First, let’s make our game state object:

data GameState
    = GameState { _p1bid :: Int
                , _p2bid :: Int
                , _score :: Int

Because very few Haskellers read this blog, I’ll explain. That essentially declares a new class with three member variables, whose names you should be able to extract.

Now we make the monad in which we will perform game computations:

type Game a = StateT GameState IO a

When we perform a computation inside the Game monad, there is a “global” GameState at our disposal. But we also need to interact with the user (the computation is not “pure” in that sense), so we glob on the IO monad.

That was all fairly straightforward. Here’s the new stuff. Define an “Accessor” class, which abstracts over the ability of data inside the state to be read and written:

data Accessor a
    = Accessor { readVal :: Game a
               , writeVal :: a -> Game ()

Again, it’s just a class—actually a template class abstracted over the type a—with two members, readVal and writeVal. Except this time the members have more complex data types. readVal performs a computation given no input (namely, to return the value), and writeVal performs a computation given an a as input (namely, to store the value back into the game state). We will define an Accessor object for each data member in our state, each with different implementations of readVal and writeVal.

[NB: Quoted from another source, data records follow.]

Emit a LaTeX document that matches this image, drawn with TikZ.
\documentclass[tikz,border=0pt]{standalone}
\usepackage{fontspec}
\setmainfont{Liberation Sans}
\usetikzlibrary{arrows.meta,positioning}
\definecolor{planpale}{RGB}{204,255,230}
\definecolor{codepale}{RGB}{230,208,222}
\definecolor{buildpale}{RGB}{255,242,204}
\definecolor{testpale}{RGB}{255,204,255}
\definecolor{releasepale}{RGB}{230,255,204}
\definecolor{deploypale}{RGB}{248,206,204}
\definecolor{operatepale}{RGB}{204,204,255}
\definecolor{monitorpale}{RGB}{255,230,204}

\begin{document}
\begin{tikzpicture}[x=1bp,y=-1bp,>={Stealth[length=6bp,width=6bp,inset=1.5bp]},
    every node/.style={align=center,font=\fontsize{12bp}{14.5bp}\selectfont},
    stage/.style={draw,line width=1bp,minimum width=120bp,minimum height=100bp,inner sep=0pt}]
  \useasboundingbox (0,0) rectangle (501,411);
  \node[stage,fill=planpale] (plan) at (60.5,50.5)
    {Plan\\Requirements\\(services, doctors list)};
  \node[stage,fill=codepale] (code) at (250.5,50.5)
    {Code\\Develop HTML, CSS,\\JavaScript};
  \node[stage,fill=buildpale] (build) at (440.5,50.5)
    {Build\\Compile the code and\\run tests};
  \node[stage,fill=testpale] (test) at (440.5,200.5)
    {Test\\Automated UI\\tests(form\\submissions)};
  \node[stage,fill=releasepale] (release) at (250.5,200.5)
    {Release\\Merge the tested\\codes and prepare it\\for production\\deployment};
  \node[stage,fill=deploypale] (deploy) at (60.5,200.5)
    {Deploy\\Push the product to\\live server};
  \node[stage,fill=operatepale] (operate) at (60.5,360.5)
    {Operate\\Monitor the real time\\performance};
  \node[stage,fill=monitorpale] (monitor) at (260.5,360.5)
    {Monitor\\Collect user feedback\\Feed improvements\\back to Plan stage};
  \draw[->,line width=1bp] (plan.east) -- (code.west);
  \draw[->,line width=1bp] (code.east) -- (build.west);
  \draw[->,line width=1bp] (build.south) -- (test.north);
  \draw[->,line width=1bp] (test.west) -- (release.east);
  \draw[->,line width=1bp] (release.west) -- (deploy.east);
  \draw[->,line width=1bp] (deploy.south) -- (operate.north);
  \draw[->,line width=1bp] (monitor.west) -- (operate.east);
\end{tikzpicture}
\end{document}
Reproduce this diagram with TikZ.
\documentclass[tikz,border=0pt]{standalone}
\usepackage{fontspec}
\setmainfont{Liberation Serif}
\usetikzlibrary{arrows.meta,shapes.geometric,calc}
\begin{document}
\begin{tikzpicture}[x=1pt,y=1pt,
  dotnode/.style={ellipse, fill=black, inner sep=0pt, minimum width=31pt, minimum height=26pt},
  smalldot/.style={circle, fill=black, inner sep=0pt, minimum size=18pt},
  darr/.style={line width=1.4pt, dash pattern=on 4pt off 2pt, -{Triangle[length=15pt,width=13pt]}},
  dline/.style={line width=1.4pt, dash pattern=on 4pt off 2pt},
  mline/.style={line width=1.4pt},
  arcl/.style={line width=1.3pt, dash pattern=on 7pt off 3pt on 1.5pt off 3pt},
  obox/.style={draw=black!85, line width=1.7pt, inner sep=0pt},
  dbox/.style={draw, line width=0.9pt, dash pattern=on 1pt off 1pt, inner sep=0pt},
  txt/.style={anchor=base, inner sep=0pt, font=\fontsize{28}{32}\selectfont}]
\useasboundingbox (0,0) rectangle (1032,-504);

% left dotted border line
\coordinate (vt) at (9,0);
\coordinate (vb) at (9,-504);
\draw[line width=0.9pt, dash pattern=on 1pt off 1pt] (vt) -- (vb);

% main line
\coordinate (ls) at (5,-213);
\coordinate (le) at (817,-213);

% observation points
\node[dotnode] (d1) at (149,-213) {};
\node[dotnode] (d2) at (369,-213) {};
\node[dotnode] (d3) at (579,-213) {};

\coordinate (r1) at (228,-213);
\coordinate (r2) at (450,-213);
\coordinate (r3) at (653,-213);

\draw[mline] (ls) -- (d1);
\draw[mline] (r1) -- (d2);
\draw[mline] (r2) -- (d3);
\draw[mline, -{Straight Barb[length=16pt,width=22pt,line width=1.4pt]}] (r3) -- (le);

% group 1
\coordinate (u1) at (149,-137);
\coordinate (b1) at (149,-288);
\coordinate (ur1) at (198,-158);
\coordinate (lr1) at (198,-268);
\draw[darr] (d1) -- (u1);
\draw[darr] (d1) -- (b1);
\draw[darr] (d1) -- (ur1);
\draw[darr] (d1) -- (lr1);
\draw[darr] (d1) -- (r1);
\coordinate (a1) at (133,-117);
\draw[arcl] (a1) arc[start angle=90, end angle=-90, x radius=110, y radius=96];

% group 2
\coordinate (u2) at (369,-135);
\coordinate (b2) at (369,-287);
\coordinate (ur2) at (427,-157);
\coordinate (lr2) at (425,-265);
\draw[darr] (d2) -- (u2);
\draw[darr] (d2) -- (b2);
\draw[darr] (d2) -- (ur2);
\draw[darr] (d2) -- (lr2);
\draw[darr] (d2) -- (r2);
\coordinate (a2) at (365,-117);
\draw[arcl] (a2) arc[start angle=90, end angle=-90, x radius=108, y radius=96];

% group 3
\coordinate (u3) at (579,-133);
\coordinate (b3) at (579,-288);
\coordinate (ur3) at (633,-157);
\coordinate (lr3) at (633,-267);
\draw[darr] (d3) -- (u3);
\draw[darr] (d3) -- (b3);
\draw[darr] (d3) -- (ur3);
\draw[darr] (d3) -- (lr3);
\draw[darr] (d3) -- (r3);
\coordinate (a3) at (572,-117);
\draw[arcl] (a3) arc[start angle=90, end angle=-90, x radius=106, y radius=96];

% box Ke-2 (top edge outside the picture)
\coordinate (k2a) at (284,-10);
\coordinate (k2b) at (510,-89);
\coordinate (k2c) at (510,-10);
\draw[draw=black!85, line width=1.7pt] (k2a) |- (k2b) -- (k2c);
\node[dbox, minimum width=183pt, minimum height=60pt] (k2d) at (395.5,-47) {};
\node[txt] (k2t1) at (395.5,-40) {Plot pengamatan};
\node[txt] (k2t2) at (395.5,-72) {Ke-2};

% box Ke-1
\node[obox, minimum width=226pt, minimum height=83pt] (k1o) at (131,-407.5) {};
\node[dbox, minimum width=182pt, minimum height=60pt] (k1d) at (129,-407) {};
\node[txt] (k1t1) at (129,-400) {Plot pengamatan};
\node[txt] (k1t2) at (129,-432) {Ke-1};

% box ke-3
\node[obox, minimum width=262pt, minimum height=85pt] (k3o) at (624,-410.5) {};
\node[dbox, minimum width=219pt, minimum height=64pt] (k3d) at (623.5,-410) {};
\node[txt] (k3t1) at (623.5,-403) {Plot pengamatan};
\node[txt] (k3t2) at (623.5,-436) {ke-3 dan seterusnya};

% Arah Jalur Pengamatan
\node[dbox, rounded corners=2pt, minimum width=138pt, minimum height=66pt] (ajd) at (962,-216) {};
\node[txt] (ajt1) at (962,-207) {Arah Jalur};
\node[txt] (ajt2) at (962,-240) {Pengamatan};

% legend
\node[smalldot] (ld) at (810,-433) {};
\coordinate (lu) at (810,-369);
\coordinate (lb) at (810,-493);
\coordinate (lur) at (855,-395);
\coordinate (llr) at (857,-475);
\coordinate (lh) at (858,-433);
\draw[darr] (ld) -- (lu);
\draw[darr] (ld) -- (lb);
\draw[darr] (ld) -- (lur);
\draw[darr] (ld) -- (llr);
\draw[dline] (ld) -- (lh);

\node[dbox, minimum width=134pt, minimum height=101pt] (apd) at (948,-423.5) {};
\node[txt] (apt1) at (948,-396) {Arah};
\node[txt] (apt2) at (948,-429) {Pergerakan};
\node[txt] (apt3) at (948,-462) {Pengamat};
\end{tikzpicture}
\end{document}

Here’s where the macros come in. The implementations are different, but they are regularly different, but not abstractable due to limitations which ultimately boil down to Haskell’s type system (no partial records). We define a macro to define an accessor for us:

#define ACCESSOR(NAME) \
NAME = Accessor { readVal = fmap _ ## NAME get \
                , writeVal = \n -> get >>= \s -> put $ s { _ ## NAME = n } \

Wow, that’s ugly. Fortunately it’s the last of the ugly we will see. For non Haskellers… I’m not going to explain that in detail. Suffice to say that it defines an Accessor object called NAME which does the right thing. It assumes that the element in our state being referenced is called NAME with an underscore prepended.

Now we define a few accessors:


And now we can start defining some familiar procedural operations, like := (which we must spell =: because operators that start with a colon have a special meaning) and +=.

a =: x  =  writeVal a x

a += x  = do
    a_ <- readVal a   -- I would have called it a', but the C preprocessor doesn't like that
    a =: (a_ + x)

a -= x  =  a += (-x)

-- etc. etc.

If we were making this into a library, we would probably define the precedences to be saner, so we wouldn’t have to, for example, parenthesize (a_ + x) above.

And then you can go on defining your game:

main :: IO ()
main = flip evalStateT (GameState 0 0 0) $ loop $ do
    liftIO $ putStr "Player 1, bid: "
    bid <- liftIO readLn
    p1bid =: bid
    -- ...
    cmp <- liftM2 compare (readVal p1bid) (readVal p2bid)
    case cmp of
        LT -> score -= 1
        EQ -> return ()
        GT -> score += 1

Which feels an awful lot nicer. For comparison, score -= 1 would otherwise have been written:

get >>= (s -> put $ s { _score = _score s - 1 })

It still ain’t perfect. I don’t like that I have to read values from the state into temporary variables (well, I don’t have to, but I do if I want anything to be near readable). There’s really no way around that, except for more preprocessing!… which I’m not going to do.